Video is ripe with possibilities - Dominic Byrne

These days when getting noticed is a difficult achievement amongst the plethora of highly competitive marketing campaigns, first impressions are critical for success.  

In a brief summary from a presentation I viewed last week by John Speers, DDI:

There is simply no better way to improve your communication or content than to embrace the power of the visual. The brain deciphers images simultaneously, while language is decoded in a linear, sequential manner. Content must be highly visual based, quality visuals that are borne out of strategic integrity, executed brilliantly and imbued with the brand’s values. 

The same presentation references some supporting numbers from WARC, 2013:

  • Marketers using video in email campaigns generate 40% higher revenue, 55% higher click throughs, 44% greater time engaged and a 41% increase in forwarding.
  • 25% of global internet traffic by 2014 will be mobile.
  • “Rich media is the key to engaging, immersive brand experiences with significantly more positive opinion to interactive ads, permitting a deeper brand-to- consumer conversation, which leads to a longer dwell time, 31% more.” (InMobi).

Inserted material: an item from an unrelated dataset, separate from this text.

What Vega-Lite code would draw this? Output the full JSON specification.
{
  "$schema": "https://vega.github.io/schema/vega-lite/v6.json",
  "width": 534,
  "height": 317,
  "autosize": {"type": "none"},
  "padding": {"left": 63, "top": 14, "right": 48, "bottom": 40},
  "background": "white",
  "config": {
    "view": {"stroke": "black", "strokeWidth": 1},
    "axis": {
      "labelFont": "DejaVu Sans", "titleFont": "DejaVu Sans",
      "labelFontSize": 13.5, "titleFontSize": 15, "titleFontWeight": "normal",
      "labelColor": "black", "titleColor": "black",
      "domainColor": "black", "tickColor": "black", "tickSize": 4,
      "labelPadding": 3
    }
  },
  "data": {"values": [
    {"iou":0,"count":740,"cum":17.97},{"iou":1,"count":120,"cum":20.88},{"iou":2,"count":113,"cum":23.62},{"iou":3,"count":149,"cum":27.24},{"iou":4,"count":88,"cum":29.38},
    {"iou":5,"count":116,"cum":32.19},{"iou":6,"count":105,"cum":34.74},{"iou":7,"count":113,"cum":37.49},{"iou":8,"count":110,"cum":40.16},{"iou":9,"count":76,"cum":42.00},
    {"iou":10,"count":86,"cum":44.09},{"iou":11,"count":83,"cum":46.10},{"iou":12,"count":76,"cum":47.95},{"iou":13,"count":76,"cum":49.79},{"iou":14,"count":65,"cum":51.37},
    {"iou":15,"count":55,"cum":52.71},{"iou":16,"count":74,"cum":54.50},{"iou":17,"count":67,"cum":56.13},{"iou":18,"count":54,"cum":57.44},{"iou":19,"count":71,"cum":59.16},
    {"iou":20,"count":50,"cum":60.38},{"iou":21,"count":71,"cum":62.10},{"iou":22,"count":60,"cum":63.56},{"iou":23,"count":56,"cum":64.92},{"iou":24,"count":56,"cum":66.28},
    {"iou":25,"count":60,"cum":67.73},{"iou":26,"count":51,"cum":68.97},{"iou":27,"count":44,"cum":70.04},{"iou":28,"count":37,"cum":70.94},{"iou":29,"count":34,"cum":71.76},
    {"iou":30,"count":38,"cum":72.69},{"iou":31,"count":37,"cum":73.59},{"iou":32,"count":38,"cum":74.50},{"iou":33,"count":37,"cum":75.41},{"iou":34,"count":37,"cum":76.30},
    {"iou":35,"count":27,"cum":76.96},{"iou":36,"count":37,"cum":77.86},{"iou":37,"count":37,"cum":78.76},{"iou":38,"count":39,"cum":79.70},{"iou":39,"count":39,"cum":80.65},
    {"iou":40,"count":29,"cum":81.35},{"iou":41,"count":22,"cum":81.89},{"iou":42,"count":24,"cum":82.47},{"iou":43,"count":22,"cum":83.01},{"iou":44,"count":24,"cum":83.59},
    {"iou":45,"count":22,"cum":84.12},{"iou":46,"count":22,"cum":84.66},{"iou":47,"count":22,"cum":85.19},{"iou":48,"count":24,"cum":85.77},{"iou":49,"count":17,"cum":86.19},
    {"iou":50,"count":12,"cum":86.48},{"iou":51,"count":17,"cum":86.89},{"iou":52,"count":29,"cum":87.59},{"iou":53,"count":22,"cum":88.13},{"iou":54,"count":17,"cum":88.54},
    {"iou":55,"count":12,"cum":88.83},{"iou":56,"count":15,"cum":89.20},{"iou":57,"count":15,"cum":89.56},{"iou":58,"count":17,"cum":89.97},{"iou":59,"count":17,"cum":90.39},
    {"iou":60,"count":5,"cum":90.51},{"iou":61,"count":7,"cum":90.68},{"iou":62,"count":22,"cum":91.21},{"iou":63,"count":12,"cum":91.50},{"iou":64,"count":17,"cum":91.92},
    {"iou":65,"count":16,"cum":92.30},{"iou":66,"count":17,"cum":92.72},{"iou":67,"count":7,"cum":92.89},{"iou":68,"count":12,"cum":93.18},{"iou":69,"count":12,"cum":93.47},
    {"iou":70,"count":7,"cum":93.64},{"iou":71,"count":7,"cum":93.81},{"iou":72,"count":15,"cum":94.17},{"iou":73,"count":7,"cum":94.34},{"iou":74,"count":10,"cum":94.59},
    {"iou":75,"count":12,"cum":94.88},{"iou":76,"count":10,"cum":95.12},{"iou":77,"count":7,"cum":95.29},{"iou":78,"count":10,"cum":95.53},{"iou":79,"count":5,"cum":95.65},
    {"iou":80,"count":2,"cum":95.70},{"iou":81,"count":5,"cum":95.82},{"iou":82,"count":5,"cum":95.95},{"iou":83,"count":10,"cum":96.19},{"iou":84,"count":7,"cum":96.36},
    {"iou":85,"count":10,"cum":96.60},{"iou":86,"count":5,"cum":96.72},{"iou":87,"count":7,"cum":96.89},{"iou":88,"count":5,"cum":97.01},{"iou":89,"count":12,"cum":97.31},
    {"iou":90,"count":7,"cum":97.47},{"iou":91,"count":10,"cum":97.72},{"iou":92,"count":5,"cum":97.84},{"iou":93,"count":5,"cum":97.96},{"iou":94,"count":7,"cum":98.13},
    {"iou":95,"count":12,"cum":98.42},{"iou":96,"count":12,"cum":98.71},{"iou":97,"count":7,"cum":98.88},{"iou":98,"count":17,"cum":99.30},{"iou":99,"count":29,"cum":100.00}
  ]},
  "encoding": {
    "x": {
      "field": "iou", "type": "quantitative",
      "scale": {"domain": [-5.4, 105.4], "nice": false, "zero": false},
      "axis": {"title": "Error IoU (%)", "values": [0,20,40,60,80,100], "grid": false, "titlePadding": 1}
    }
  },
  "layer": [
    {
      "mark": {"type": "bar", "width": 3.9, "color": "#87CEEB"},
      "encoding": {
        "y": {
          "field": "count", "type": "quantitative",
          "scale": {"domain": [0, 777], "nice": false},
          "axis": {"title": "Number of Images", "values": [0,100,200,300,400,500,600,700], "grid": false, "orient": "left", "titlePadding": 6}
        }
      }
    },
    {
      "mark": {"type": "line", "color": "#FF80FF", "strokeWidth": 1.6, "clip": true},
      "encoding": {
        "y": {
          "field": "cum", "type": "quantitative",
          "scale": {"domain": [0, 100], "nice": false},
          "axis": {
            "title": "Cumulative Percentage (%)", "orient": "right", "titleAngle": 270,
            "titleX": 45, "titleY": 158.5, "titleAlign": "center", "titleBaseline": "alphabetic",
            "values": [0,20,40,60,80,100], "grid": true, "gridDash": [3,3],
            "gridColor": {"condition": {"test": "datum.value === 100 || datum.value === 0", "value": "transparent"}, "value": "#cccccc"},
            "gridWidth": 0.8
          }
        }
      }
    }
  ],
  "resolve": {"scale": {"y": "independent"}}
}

All the stats floating around the internet about video are on graphs that point north, particularly combined with the penetration of mobile

Dominic-Byrne-Video-and-mobile-is-increasing-DigiToro

With video consumption on mobile going through the roof, by tomorrow it will be too late as video advertising across all platforms becomes the norm and your audience suffers complete saturation, so get on it now and capitalise on early mover advantage.

My advice is to be timely, narrow your target, use whatever CRM data matching is possible, be relevant, put the creative in context, offer an immersive and engaging experience, measure against your business objectives and use analytics and insights in each campaign to evaluate and direct your next steps.

Now the problem with my advice, and the ‘nearly – all barriers’ I mentioned before, is the challenges I undoubtedly share with you: video at a commercial level costs money, and quality production takes time.

So to practise what I preach, I’m going to tackle my video objectives in several progressive steps. If you have some constructive advice for me on this approach, then I’m all ears. 

The company I work for sells tyres, the ultimate consumer grudge purchase. My marketing audience is anyone with a car, the average tyre replacement is 3.2 years and at any given time, only 3% of the population needs new tyres on their passenger vehicle.  

I market a product that everyone needs but no one is interested in, it’s competitive and difficult to get cut through. The consumer market is down, profits are declining and internal austerity measures are in place. Oh, and I want to create video and capitalise on the explosion of mobile. 

Our biggest competitive advantage is that we sell tyres online and facilitate fitment. So let’s start with targeting our entire audience and explain the situation in a real life example.

To reduce the expense, the actors are staff and a team of one produced it.

Once this was done I wanted a different video that highlighted customer pain points and would receive more traction on email and display advertising, particularly mobile.

So through an awesome company I found, right here on Econsultancy, I hit 87 Seconds up on twitter, skyped them, agreed on the project, and then had a video produced in Belgium, from my desk in Sydney, exactly how I wanted it, from start to finish in several weeks.

This was done even more cheaply than the ‘real life’ video. 

As an aside the team at 87 Seconds are great and they get video. The company’s named for the optimal time for a product video to run, and even though we were literally half a world apart, their use of interactive briefing and reviewing tools meant that turnaround times were perfect.

To get more money from the bean counters, you need to prove something works, so my plan is to have more budgets allocated to video, so I can push video options out to all devices. Capitalising on cheap mobile advertising currently in the market, I know I can get clicks through to our mobile optimised site for a CPC of less than 30cents.  

So why not inform, pitch, sell, and explain my business in a nutshell, in 87 Seconds, “the perfect time to make the best impact on your audience.”

I may have to do some more work and look at all the new ad formats including pre-roll, multi-selector pre-roll, interactive, click to rich, overlays, interstitial, calls-to-action, choose your own adventure and social sharing buttons to ensure I drive post-play interaction. This will be done in a week. 

My team will be simultaneously repurposing videos for niche audience groups, attempting a viral video, adding internally produced video content to our store pages, watermarking videos that will get traction, encouraging UGC videos that we edit and brand for distribution and engagement.  All at low cost until more money is provided. 

If this works and I get a great ROI, then I will try tablet only creatives, start targeting and promoting specific messages based on segmentation, personalisation and localisation. My goal is to use video and mobile as a key ingredient to building our brand. Personally I am a video novice, but I believe in it, so I’m going to become well educated and make it happen. 

I am not just here to offer advice, I’m not afraid of my own ignorance so feel free to point me the direction of getting the most out of video on mobile, especially in times of internal financial scarcity.